I am currently in the follow-up round of editing on a recording project with a client, and I wanted to share a quick insight into what goes on behind the scenes. After listening to my first version of the piece, the musicians have collected their thoughts and sent me their feedback. My next task is to adjust the piece to the best of their wishes, but also listen to their feedback with an objective ear and read between the lines. This sounds rather difficult, and it is. Besides the technical aspects of editing, you also have the responsibility of keeping the music 'alive'. It is not always the most flawless version that excites the most emotion in the listener.

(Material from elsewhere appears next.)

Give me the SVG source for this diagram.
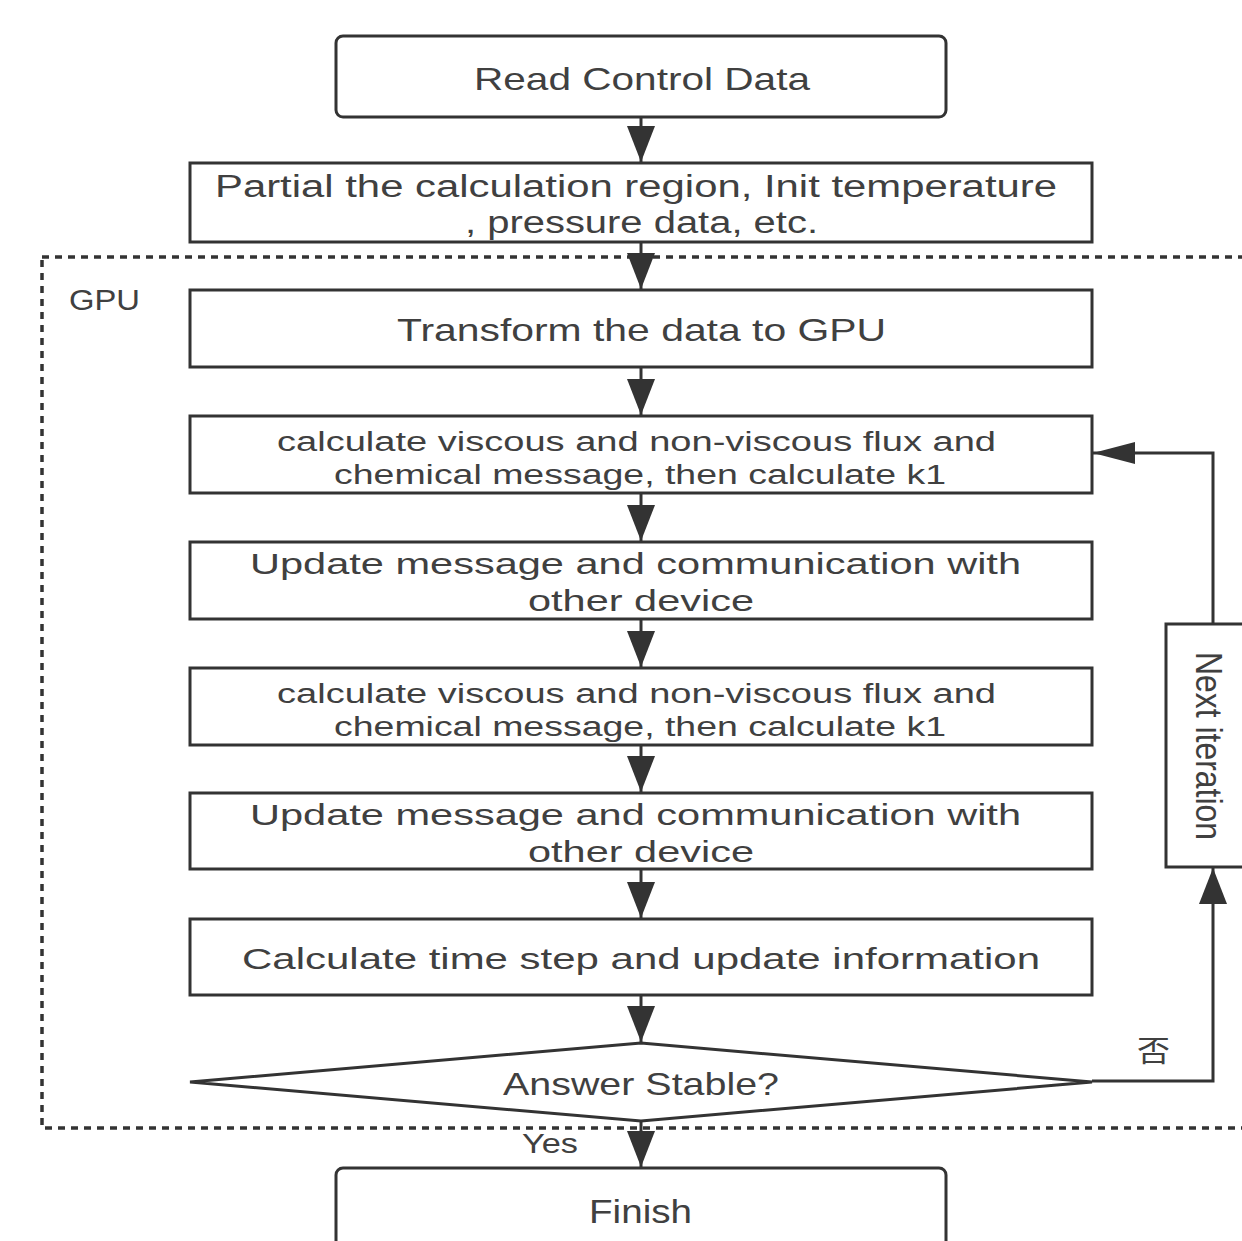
<svg xmlns="http://www.w3.org/2000/svg" width="1242" height="1241" viewBox="0 0 1242 1241">
<style>
.box{fill:#fff;stroke:#333;stroke-width:3}
.t{font-family:"Liberation Sans",Arial,sans-serif;fill:#404040}
.c{fill:none;stroke:#333;stroke-width:3}
.dot{fill:none;stroke:#333;stroke-width:3.5;stroke-dasharray:7 6}
</style>
<defs>
<marker id="av" viewBox="0 0 36 28" markerWidth="36" markerHeight="28" refX="36" refY="14" orient="auto" markerUnits="userSpaceOnUse"><path d="M0,0 L36,14 L0,28 Z" fill="#333"/></marker>
<marker id="ah" viewBox="0 0 42 22" markerWidth="42" markerHeight="22" refX="42" refY="11" orient="auto" markerUnits="userSpaceOnUse"><path d="M0,0 L42,11 L0,22 Z" fill="#333"/></marker>
</defs>
<rect width="1242" height="1241" fill="#fff"/>
<g id="gpu-region">
<rect class="dot" x="42" y="257" width="1240" height="871"/>
<text class="t" x="69" y="310" font-size="29" textLength="71" lengthAdjust="spacingAndGlyphs">GPU</text>
</g>
<g id="connectors">
<path class="c" d="M641,117 V162" marker-end="url(#av)"/>
<path class="c" d="M641,242 V289" marker-end="url(#av)"/>
<path class="c" d="M641,367 V415" marker-end="url(#av)"/>
<path class="c" d="M641,493 V541" marker-end="url(#av)"/>
<path class="c" d="M641,619 V667" marker-end="url(#av)"/>
<path class="c" d="M641,745 V792" marker-end="url(#av)"/>
<path class="c" d="M641,869 V918" marker-end="url(#av)"/>
<path class="c" d="M641,995 V1042" marker-end="url(#av)"/>
<path class="c" d="M641,1121 V1167" marker-end="url(#av)"/>
<path class="c" d="M1092,1081 H1213 V868" marker-end="url(#av)"/>
<path class="c" d="M1213,624 V453 H1093" marker-end="url(#ah)"/>
<text class="t" x="522" y="1153" font-size="28" textLength="56" lengthAdjust="spacingAndGlyphs">Yes</text>
<text x="1137" y="1062" font-size="29" font-family="Noto Sans CJK SC, sans-serif" fill="#404040" textLength="33" lengthAdjust="spacingAndGlyphs">否</text>
</g>
<g id="read">
<rect class="box" x="336" y="36" width="610" height="81" rx="7"/>
<text class="t" x="474" y="90" font-size="32" textLength="336" lengthAdjust="spacingAndGlyphs">Read Control Data</text>
</g>
<g id="partial">
<rect class="box" x="190" y="163" width="902" height="79"/>
<text class="t" x="215" y="197" font-size="31" textLength="842" lengthAdjust="spacingAndGlyphs">Partial the calculation region, Init temperature</text>
<text class="t" x="465" y="233" font-size="31" textLength="353" lengthAdjust="spacingAndGlyphs">, pressure data, etc.</text>
</g>
<g id="transform">
<rect class="box" x="190" y="290" width="902" height="77"/>
<text class="t" x="397" y="341" font-size="32" textLength="489" lengthAdjust="spacingAndGlyphs">Transform the data to GPU</text>
</g>
<g id="calc1">
<rect class="box" x="190" y="416" width="902" height="77"/>
<text class="t" x="277" y="451" font-size="27" textLength="719" lengthAdjust="spacingAndGlyphs">calculate viscous and non-viscous flux and</text>
<text class="t" x="334" y="484" font-size="27" textLength="612" lengthAdjust="spacingAndGlyphs">chemical message, then calculate k1</text>
</g>
<g id="update1">
<rect class="box" x="190" y="542" width="902" height="77"/>
<text class="t" x="250" y="574" font-size="30" textLength="771" lengthAdjust="spacingAndGlyphs">Update message and communication with</text>
<text class="t" x="528" y="611" font-size="30" textLength="226" lengthAdjust="spacingAndGlyphs">other device</text>
</g>
<g id="calc2">
<rect class="box" x="190" y="668" width="902" height="77"/>
<text class="t" x="277" y="703" font-size="27" textLength="719" lengthAdjust="spacingAndGlyphs">calculate viscous and non-viscous flux and</text>
<text class="t" x="334" y="736" font-size="27" textLength="612" lengthAdjust="spacingAndGlyphs">chemical message, then calculate k1</text>
</g>
<g id="update2">
<rect class="box" x="190" y="793" width="902" height="76"/>
<text class="t" x="250" y="825" font-size="30" textLength="771" lengthAdjust="spacingAndGlyphs">Update message and communication with</text>
<text class="t" x="528" y="862" font-size="30" textLength="226" lengthAdjust="spacingAndGlyphs">other device</text>
</g>
<g id="timestep">
<rect class="box" x="190" y="919" width="902" height="76"/>
<text class="t" x="242" y="969" font-size="30" textLength="798" lengthAdjust="spacingAndGlyphs">Calculate time step and update information</text>
</g>
<g id="decision">
<polygon class="box" points="190,1082 641,1043 1092,1082 641,1121"/>
<text class="t" x="503" y="1095" font-size="32" textLength="276" lengthAdjust="spacingAndGlyphs">Answer Stable?</text>
</g>
<g id="next">
<rect class="box" x="1166" y="624" width="100" height="243"/>
<text class="t" transform="translate(1196,652) rotate(90)" x="0" y="0" font-size="36" textLength="188" lengthAdjust="spacingAndGlyphs">Next iteration</text>
</g>
<g id="finish">
<rect class="box" x="336" y="1168" width="610" height="100" rx="7"/>
<text class="t" x="589" y="1223" font-size="33" textLength="103" lengthAdjust="spacingAndGlyphs">Finish</text>
</g>
</svg>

Of course a recording isn't the same as a concert, where little mistakes are more likely to be heard by the listener, but wouldn't it be perfect, if listening to a recording would give the listener the same feeling of being there in the concert hall itself? This is accomplished, not only due to the quality of the sound (microphone placement, mixing, etc) that provides the listener the acoustics of the recording location, but by editing the piece in such a way that it feels so natural that you don't even think about the possibility of it being edited.
Surely the technical skills required to edit the piece are important, but what truly sets a good recording apart from a great one is the editor's sense of what makes music come alive - what it is to be a musician.